## What the task asks
The entries below should be quoted exactly, with no pictures carried over.
::: Available records
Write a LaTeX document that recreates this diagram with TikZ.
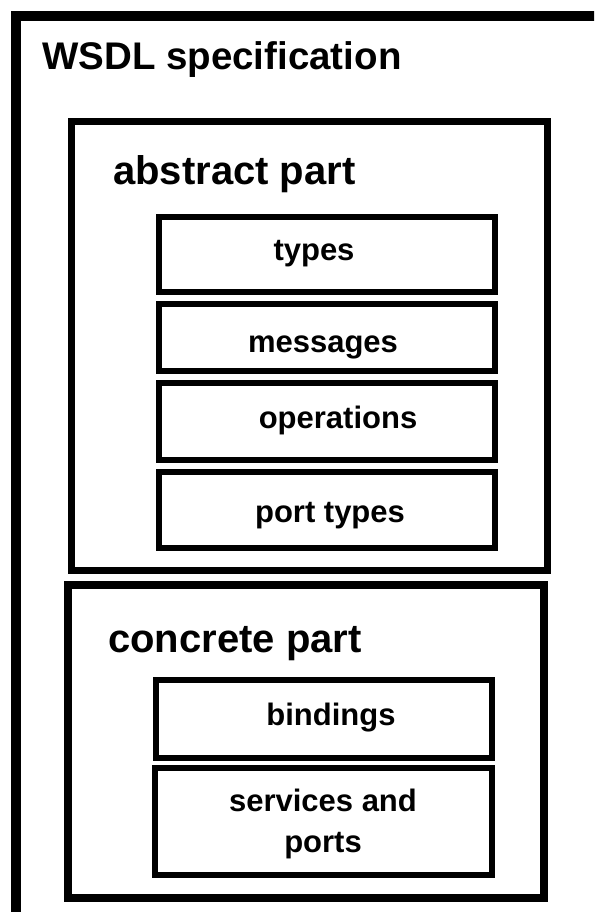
\documentclass[tikz,border=0pt]{standalone}
\usepackage{fontspec}
\setmainfont{Liberation Sans}
\begin{document}
\begin{tikzpicture}[x=1pt,y=-1pt,
  frame/.style={draw=black, rectangle, inner sep=0pt, outer sep=0pt, line join=miter},
  partbox/.style={frame, line width=7.5pt, minimum width=476pt},
  itembox/.style={frame, line width=6pt},
  heading/.style={anchor=base west, inner sep=0pt, font=\bfseries\fontsize{40}{48}\selectfont},
  itemlabel/.style={anchor=base, inner sep=0pt, font=\bfseries\fontsize{31}{41}\selectfont}]
  % page area
  \useasboundingbox (0,0) rectangle (594,912);
  \fill[white] (0,0) rectangle (594,912);
  \clip (0,0) rectangle (594,912);

  % outer specification frame, running past the right and lower edges
  \draw[line width=10pt, line join=miter] (16,940) -- (16,16) -- (620,16);
  \node[heading, font=\bfseries\fontsize{38.5}{46}\selectfont] (spec) at (42,70) {WSDL specification};

  % abstract part
  \node[partbox, minimum height=449pt] (abstract) at (309.5,346) {};
  \node[heading] (abstracttitle) at (113,185) {abstract part};
  \node[itembox, minimum width=336pt, minimum height=75pt] (types) at (326.5,254.5) {};
  \node[itembox, minimum width=336pt, minimum height=67pt] (messages) at (326.5,337.5) {};
  \node[itembox, minimum width=336pt, minimum height=77pt] (operations) at (326.5,421.5) {};
  \node[itembox, minimum width=336pt, minimum height=76pt] (porttypes) at (326.5,510) {};
  \node[itemlabel] (typeslabel) at (314,260) {types};
  \node[itemlabel] (messageslabel) at (323,352) {messages};
  \node[itemlabel] (operationslabel) at (338,428) {operations};
  \node[itemlabel] (porttypeslabel) at (330,522) {port types};

  % concrete part
  \node[partbox, line width=8.5pt, minimum height=313pt] (concrete) at (305.75,741.5) {};
  \node[heading] (concretetitle) at (108,652) {concrete part};
  \node[itembox, minimum width=335.5pt, minimum height=77.5pt] (bindings) at (323.75,718.75) {};
  \node[itembox, minimum width=337pt, minimum height=106.5pt] (services) at (323,821.25) {};
  \node[itemlabel] (bindingslabel) at (331,725) {bindings};
  \node[itemlabel, align=center] (serviceslabel) at (323,852) {services and\\ports};
\end{tikzpicture}
\end{document}
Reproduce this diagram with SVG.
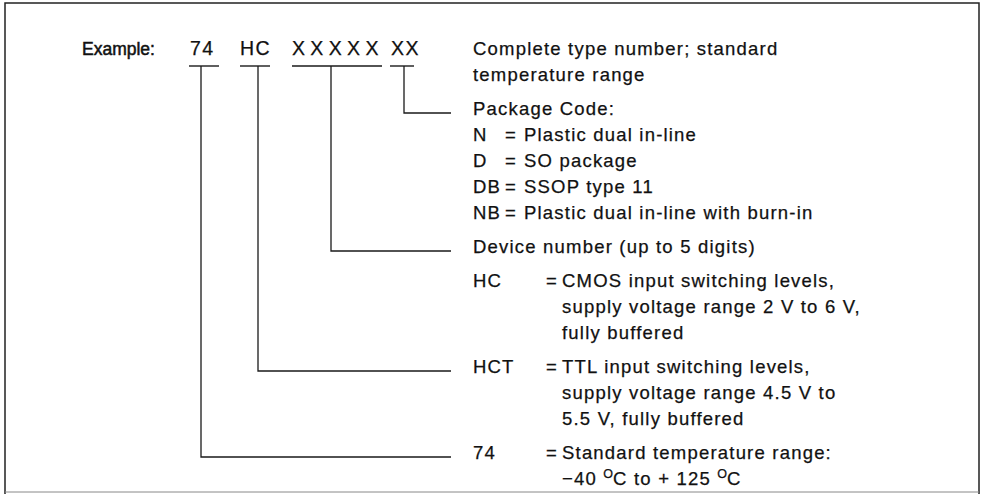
<svg xmlns="http://www.w3.org/2000/svg" width="984" height="495" viewBox="0 0 984 495">
<style>
  text { font-family: "Liberation Sans", Arial, Helvetica, sans-serif; font-size: 18.5px; fill: #111; stroke: #111; stroke-width: 0.25; letter-spacing: 1.2px; }
  .code { font-size: 19.5px; letter-spacing: 1.5px; }
  .lbl { font-size: 17.5px; letter-spacing: 0; stroke-width: 0.5; }
  .ul { stroke: #1a1a1a; stroke-width: 1.4; fill: none; }
  .conn { stroke: #1a1a1a; stroke-width: 1.3; fill: none; }
  .frame { stroke: #222; stroke-width: 1.5; fill: none; }
  .sup { font-size: 12.5px; letter-spacing: 0; }
</style>
<rect width="984" height="495" fill="#ffffff"/>
<g id="frame">
  <path class="frame" d="M5,494 V3 H979 V494"/>
  <line x1="5" y1="492" x2="979" y2="492" stroke="#888" stroke-width="1"/>
</g>
<g id="example-label"><text class="lbl" x="82" y="55">Example:</text></g>
<g id="seg-74"><text class="code" x="190" y="55">74</text><line class="ul" x1="189" y1="66" x2="219" y2="66"/></g>
<g id="seg-hc"><text class="code" x="240" y="55">HC</text><line class="ul" x1="240" y1="66" x2="270" y2="66"/></g>
<g id="seg-xxxxx"><text class="code" x="292" y="55" textLength="88" lengthAdjust="spacing">XXXXX</text><line class="ul" x1="292" y1="66" x2="382" y2="66"/></g>
<g id="seg-xx"><text class="code" x="391" y="55">XX</text><line class="ul" x1="390" y1="66" x2="414" y2="66"/></g>
<g id="connectors">
  <polyline class="conn" points="404,66 404,113 451,113"/>
  <polyline class="conn" points="331,66 331,251 451,251"/>
  <polyline class="conn" points="258,66 258,371 451,371"/>
  <polyline class="conn" points="201,66 201,457 451,457"/>
</g>
<g id="desc-complete">
  <text x="473" y="55">Complete type number; standard</text>
  <text x="473" y="81">temperature range</text>
</g>
<g id="desc-package">
  <text x="473" y="115">Package Code:</text>
  <text x="473" y="141">N</text><text x="505" y="141">=</text><text x="524" y="141">Plastic dual in-line</text>
  <text x="473" y="167">D</text><text x="505" y="167">=</text><text x="524" y="167">SO package</text>
  <text x="473" y="193">DB</text><text x="505" y="193">=</text><text x="524" y="193">SSOP type 11</text>
  <text x="473" y="219">NB</text><text x="505" y="219">=</text><text x="524" y="219">Plastic dual in-line with burn-in</text>
</g>
<g id="desc-device">
  <text x="473" y="253">Device number (up to 5 digits)</text>
</g>
<g id="desc-hc">
  <text x="473" y="287">HC</text><text x="546" y="287">=</text><text x="562" y="287">CMOS input switching levels,</text>
  <text x="562" y="313">supply voltage range 2 V to 6 V,</text>
  <text x="562" y="339">fully buffered</text>
</g>
<g id="desc-hct">
  <text x="473" y="373">HCT</text><text x="546" y="373">=</text><text x="562" y="373">TTL input switching levels,</text>
  <text x="562" y="399">supply voltage range 4.5 V to</text>
  <text x="562" y="425">5.5 V, fully buffered</text>
</g>
<g id="desc-74">
  <text x="473" y="459">74</text><text x="546" y="459">=</text><text x="562" y="459">Standard temperature range:</text>
  <text x="562" y="485">−40 <tspan class="sup" dy="-7">O</tspan><tspan dy="7">C to + 125 </tspan><tspan class="sup" dy="-7">O</tspan><tspan dy="7">C</tspan></text>
</g>
</svg>
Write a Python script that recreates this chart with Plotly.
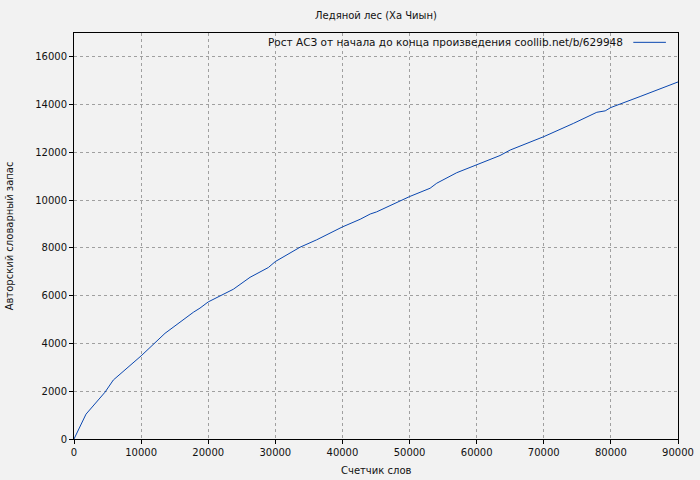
::::::
## Result
Write a LaTeX document that recreates this diagram with TikZ.
\documentclass[tikz,border=0pt]{standalone}
\usepackage{fontspec}
\setmainfont{Liberation Sans}
\begin{document}
\begin{tikzpicture}[x=1pt,y=-1pt,
  frame/.style={draw=black, rectangle, inner sep=0pt, outer sep=0pt, line join=miter},
  partbox/.style={frame, line width=7.5pt, minimum width=476pt},
  itembox/.style={frame, line width=6pt},
  heading/.style={anchor=base west, inner sep=0pt, font=\bfseries\fontsize{40}{48}\selectfont},
  itemlabel/.style={anchor=base, inner sep=0pt, font=\bfseries\fontsize{31}{41}\selectfont}]
  % page area
  \useasboundingbox (0,0) rectangle (594,912);
  \fill[white] (0,0) rectangle (594,912);
  \clip (0,0) rectangle (594,912);

  % outer specification frame, running past the right and lower edges
  \draw[line width=10pt, line join=miter] (16,940) -- (16,16) -- (620,16);
  \node[heading, font=\bfseries\fontsize{38.5}{46}\selectfont] (spec) at (42,70) {WSDL specification};

  % abstract part
  \node[partbox, minimum height=449pt] (abstract) at (309.5,346) {};
  \node[heading] (abstracttitle) at (113,185) {abstract part};
  \node[itembox, minimum width=336pt, minimum height=75pt] (types) at (326.5,254.5) {};
  \node[itembox, minimum width=336pt, minimum height=67pt] (messages) at (326.5,337.5) {};
  \node[itembox, minimum width=336pt, minimum height=77pt] (operations) at (326.5,421.5) {};
  \node[itembox, minimum width=336pt, minimum height=76pt] (porttypes) at (326.5,510) {};
  \node[itemlabel] (typeslabel) at (314,260) {types};
  \node[itemlabel] (messageslabel) at (323,352) {messages};
  \node[itemlabel] (operationslabel) at (338,428) {operations};
  \node[itemlabel] (porttypeslabel) at (330,522) {port types};

  % concrete part
  \node[partbox, line width=8.5pt, minimum height=313pt] (concrete) at (305.75,741.5) {};
  \node[heading] (concretetitle) at (108,652) {concrete part};
  \node[itembox, minimum width=335.5pt, minimum height=77.5pt] (bindings) at (323.75,718.75) {};
  \node[itembox, minimum width=337pt, minimum height=106.5pt] (services) at (323,821.25) {};
  \node[itemlabel] (bindingslabel) at (331,725) {bindings};
  \node[itemlabel, align=center] (serviceslabel) at (323,852) {services and\\ports};
\end{tikzpicture}
\end{document}
Reproduce this diagram with SVG.
<svg xmlns="http://www.w3.org/2000/svg" width="984" height="495" viewBox="0 0 984 495">
<style>
  text { font-family: "Liberation Sans", Arial, Helvetica, sans-serif; font-size: 18.5px; fill: #111; stroke: #111; stroke-width: 0.25; letter-spacing: 1.2px; }
  .code { font-size: 19.5px; letter-spacing: 1.5px; }
  .lbl { font-size: 17.5px; letter-spacing: 0; stroke-width: 0.5; }
  .ul { stroke: #1a1a1a; stroke-width: 1.4; fill: none; }
  .conn { stroke: #1a1a1a; stroke-width: 1.3; fill: none; }
  .frame { stroke: #222; stroke-width: 1.5; fill: none; }
  .sup { font-size: 12.5px; letter-spacing: 0; }
</style>
<rect width="984" height="495" fill="#ffffff"/>
<g id="frame">
  <path class="frame" d="M5,494 V3 H979 V494"/>
  <line x1="5" y1="492" x2="979" y2="492" stroke="#888" stroke-width="1"/>
</g>
<g id="example-label"><text class="lbl" x="82" y="55">Example:</text></g>
<g id="seg-74"><text class="code" x="190" y="55">74</text><line class="ul" x1="189" y1="66" x2="219" y2="66"/></g>
<g id="seg-hc"><text class="code" x="240" y="55">HC</text><line class="ul" x1="240" y1="66" x2="270" y2="66"/></g>
<g id="seg-xxxxx"><text class="code" x="292" y="55" textLength="88" lengthAdjust="spacing">XXXXX</text><line class="ul" x1="292" y1="66" x2="382" y2="66"/></g>
<g id="seg-xx"><text class="code" x="391" y="55">XX</text><line class="ul" x1="390" y1="66" x2="414" y2="66"/></g>
<g id="connectors">
  <polyline class="conn" points="404,66 404,113 451,113"/>
  <polyline class="conn" points="331,66 331,251 451,251"/>
  <polyline class="conn" points="258,66 258,371 451,371"/>
  <polyline class="conn" points="201,66 201,457 451,457"/>
</g>
<g id="desc-complete">
  <text x="473" y="55">Complete type number; standard</text>
  <text x="473" y="81">temperature range</text>
</g>
<g id="desc-package">
  <text x="473" y="115">Package Code:</text>
  <text x="473" y="141">N</text><text x="505" y="141">=</text><text x="524" y="141">Plastic dual in-line</text>
  <text x="473" y="167">D</text><text x="505" y="167">=</text><text x="524" y="167">SO package</text>
  <text x="473" y="193">DB</text><text x="505" y="193">=</text><text x="524" y="193">SSOP type 11</text>
  <text x="473" y="219">NB</text><text x="505" y="219">=</text><text x="524" y="219">Plastic dual in-line with burn-in</text>
</g>
<g id="desc-device">
  <text x="473" y="253">Device number (up to 5 digits)</text>
</g>
<g id="desc-hc">
  <text x="473" y="287">HC</text><text x="546" y="287">=</text><text x="562" y="287">CMOS input switching levels,</text>
  <text x="562" y="313">supply voltage range 2 V to 6 V,</text>
  <text x="562" y="339">fully buffered</text>
</g>
<g id="desc-hct">
  <text x="473" y="373">HCT</text><text x="546" y="373">=</text><text x="562" y="373">TTL input switching levels,</text>
  <text x="562" y="399">supply voltage range 4.5 V to</text>
  <text x="562" y="425">5.5 V, fully buffered</text>
</g>
<g id="desc-74">
  <text x="473" y="459">74</text><text x="546" y="459">=</text><text x="562" y="459">Standard temperature range:</text>
  <text x="562" y="485">−40 <tspan class="sup" dy="-7">O</tspan><tspan dy="7">C to + 125 </tspan><tspan class="sup" dy="-7">O</tspan><tspan dy="7">C</tspan></text>
</g>
</svg>
Write a Python script that recreates this chart with Plotly.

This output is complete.